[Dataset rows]
┌──

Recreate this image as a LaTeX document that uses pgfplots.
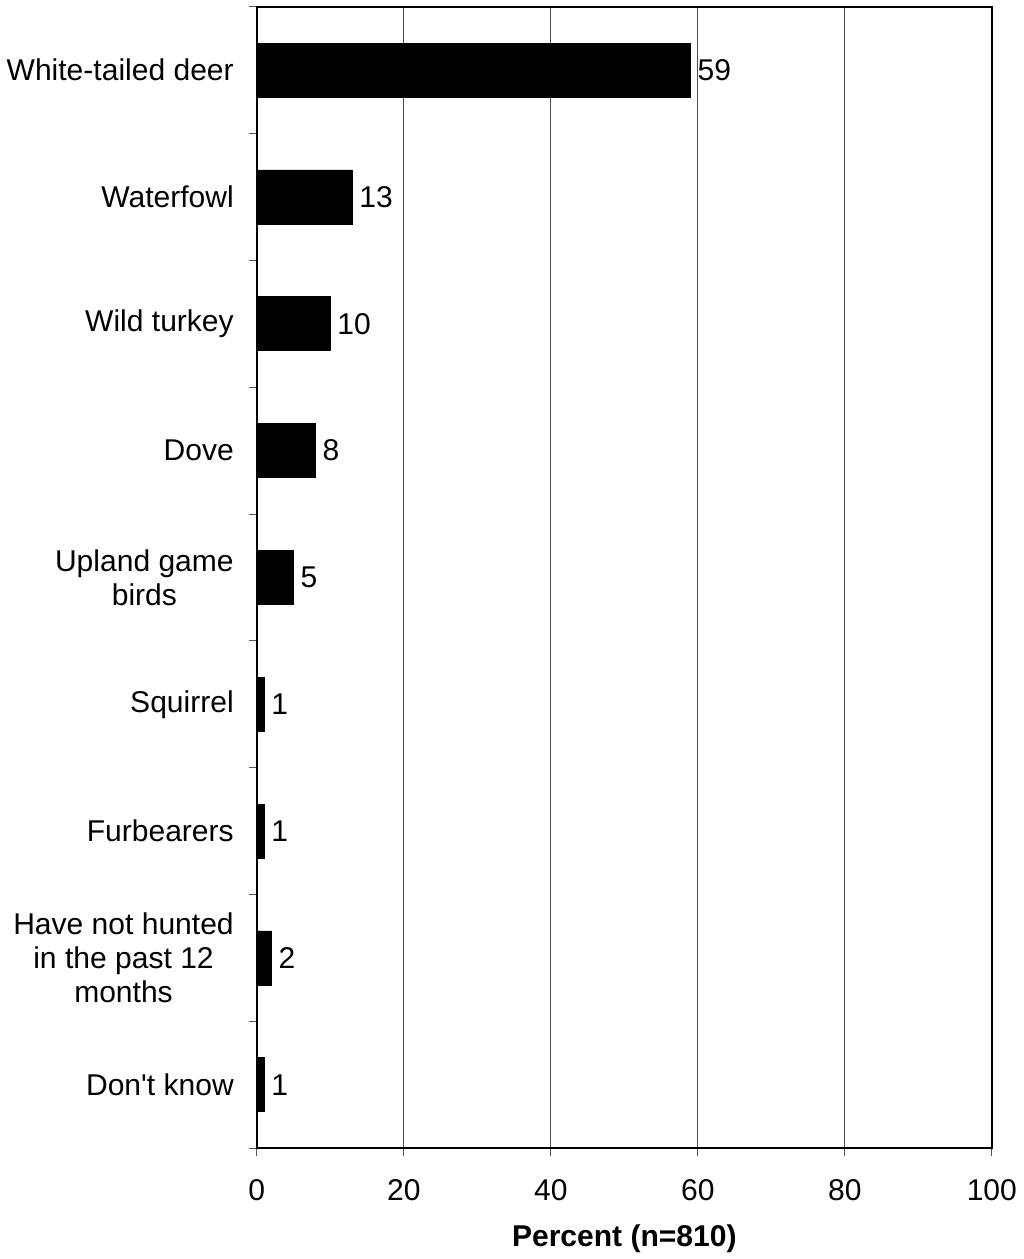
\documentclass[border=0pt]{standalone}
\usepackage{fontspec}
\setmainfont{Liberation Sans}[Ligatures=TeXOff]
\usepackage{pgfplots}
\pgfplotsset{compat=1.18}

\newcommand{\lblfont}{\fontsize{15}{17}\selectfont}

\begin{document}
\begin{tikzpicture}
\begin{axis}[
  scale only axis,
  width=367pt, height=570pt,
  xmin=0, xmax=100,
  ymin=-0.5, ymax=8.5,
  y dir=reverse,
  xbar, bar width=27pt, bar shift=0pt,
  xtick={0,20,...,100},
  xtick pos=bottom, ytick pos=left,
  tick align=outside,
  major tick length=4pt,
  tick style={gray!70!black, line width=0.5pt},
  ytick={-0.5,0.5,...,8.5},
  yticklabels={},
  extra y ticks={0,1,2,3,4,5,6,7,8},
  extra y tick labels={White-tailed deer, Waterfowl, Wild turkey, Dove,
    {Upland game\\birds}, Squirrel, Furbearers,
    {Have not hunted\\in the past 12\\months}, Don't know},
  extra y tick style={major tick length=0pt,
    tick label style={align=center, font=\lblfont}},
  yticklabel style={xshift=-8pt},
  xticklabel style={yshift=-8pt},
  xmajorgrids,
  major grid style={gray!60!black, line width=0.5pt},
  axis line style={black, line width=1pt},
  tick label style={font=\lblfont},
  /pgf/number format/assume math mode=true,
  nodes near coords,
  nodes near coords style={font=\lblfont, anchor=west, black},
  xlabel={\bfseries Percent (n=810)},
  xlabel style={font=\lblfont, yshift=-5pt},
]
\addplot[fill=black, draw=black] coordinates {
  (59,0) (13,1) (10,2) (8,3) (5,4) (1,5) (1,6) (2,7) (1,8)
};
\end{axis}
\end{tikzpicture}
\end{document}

└──
┌──

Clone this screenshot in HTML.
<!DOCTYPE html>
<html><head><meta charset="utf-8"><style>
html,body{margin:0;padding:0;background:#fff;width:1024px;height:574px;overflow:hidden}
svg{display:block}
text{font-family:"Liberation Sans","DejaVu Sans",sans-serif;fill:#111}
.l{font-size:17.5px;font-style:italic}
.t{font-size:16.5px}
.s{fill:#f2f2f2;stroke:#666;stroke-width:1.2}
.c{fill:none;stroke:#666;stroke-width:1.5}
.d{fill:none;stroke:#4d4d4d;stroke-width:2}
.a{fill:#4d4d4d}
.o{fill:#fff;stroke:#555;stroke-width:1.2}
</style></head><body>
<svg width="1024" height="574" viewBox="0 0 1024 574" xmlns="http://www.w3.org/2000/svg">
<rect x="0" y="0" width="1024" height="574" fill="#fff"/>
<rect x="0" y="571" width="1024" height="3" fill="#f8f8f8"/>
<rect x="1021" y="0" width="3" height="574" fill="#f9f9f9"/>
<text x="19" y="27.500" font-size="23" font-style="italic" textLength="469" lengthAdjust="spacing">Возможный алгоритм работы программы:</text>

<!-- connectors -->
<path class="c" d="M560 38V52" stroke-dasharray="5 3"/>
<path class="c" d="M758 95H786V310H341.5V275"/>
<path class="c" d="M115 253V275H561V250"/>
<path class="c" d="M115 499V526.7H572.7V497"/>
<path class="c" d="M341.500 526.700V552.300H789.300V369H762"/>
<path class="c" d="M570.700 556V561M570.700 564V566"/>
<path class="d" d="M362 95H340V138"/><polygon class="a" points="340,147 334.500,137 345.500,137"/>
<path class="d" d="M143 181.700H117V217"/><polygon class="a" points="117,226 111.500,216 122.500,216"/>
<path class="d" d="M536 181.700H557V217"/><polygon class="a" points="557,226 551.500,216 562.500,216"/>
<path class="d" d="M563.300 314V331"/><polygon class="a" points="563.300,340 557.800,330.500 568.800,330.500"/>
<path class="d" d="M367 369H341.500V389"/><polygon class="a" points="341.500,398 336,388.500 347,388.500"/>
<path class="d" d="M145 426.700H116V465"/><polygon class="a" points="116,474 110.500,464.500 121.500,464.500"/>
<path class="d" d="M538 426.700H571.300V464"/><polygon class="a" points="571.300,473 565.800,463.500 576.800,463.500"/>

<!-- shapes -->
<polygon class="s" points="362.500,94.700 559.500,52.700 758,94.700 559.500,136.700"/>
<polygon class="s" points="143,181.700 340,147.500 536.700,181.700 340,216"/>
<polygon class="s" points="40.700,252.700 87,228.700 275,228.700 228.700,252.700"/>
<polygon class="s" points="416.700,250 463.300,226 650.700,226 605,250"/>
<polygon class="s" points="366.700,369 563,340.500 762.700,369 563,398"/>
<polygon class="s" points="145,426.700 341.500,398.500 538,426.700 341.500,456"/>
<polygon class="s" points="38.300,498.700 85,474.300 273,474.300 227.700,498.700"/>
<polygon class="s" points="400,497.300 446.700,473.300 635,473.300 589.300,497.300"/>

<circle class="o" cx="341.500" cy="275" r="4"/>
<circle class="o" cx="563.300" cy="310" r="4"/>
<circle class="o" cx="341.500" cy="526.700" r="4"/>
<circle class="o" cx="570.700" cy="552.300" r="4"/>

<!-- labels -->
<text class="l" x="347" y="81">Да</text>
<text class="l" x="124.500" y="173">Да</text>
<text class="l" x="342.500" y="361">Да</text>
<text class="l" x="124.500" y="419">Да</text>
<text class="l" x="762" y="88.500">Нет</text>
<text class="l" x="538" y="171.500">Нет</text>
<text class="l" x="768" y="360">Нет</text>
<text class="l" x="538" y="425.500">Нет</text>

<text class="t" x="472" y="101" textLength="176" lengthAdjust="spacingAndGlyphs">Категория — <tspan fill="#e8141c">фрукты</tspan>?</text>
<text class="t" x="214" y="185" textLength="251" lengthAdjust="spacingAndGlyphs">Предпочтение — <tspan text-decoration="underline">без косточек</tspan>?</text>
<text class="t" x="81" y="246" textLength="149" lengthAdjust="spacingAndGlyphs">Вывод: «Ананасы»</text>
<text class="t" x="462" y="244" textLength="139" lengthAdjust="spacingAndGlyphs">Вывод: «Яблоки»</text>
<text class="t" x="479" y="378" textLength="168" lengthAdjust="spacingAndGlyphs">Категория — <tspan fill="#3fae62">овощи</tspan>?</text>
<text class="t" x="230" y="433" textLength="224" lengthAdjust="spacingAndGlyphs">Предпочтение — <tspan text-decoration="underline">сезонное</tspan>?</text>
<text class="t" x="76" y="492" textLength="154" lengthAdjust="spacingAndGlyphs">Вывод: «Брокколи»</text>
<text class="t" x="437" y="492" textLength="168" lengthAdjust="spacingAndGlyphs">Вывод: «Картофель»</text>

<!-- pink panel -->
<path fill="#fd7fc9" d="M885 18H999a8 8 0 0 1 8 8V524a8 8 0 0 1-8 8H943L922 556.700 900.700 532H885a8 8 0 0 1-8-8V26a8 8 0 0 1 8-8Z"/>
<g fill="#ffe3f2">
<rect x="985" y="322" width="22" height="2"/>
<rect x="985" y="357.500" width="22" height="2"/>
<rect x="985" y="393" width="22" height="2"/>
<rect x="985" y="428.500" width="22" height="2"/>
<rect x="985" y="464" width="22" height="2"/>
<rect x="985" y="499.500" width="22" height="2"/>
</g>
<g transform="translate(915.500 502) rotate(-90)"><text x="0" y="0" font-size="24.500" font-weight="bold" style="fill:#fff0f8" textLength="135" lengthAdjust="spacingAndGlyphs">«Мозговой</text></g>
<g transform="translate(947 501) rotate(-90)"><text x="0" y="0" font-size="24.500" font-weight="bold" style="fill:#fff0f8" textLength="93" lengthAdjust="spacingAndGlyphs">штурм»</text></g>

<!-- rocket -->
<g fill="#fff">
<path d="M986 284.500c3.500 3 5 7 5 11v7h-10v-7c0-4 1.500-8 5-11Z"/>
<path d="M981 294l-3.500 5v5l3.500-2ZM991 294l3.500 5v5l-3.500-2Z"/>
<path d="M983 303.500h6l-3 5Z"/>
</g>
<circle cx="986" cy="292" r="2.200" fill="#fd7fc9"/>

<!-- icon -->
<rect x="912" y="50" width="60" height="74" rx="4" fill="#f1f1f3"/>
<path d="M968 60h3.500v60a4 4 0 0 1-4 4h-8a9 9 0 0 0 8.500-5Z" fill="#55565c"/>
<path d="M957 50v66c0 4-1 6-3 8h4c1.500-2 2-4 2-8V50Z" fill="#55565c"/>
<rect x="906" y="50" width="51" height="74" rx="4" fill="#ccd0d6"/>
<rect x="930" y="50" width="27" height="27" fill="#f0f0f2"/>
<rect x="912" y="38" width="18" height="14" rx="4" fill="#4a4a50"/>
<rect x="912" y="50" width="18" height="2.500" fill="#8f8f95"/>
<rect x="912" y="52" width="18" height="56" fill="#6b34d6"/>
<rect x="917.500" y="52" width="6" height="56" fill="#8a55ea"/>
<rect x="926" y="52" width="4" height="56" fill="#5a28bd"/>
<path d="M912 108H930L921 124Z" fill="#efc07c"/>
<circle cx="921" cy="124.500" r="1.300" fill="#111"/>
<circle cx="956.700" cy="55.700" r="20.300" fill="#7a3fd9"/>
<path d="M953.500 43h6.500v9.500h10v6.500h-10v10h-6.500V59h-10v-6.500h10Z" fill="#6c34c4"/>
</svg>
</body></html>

└──

Take exactly the lines from the one containing "Clone this screenshot in HTML." through the one containing "алгоритм работы программы:</text>" in the data above, and output them with nothing added.

Clone this screenshot in HTML.
<!DOCTYPE html>
<html><head><meta charset="utf-8"><style>
html,body{margin:0;padding:0;background:#fff;width:1024px;height:574px;overflow:hidden}
svg{display:block}
text{font-family:"Liberation Sans","DejaVu Sans",sans-serif;fill:#111}
.l{font-size:17.5px;font-style:italic}
.t{font-size:16.5px}
.s{fill:#f2f2f2;stroke:#666;stroke-width:1.2}
.c{fill:none;stroke:#666;stroke-width:1.5}
.d{fill:none;stroke:#4d4d4d;stroke-width:2}
.a{fill:#4d4d4d}
.o{fill:#fff;stroke:#555;stroke-width:1.2}
</style></head><body>
<svg width="1024" height="574" viewBox="0 0 1024 574" xmlns="http://www.w3.org/2000/svg">
<rect x="0" y="0" width="1024" height="574" fill="#fff"/>
<rect x="0" y="571" width="1024" height="3" fill="#f8f8f8"/>
<rect x="1021" y="0" width="3" height="574" fill="#f9f9f9"/>
<text x="19" y="27.500" font-size="23" font-style="italic" textLength="469" lengthAdjust="spacing">Возможный алгоритм работы программы:</text>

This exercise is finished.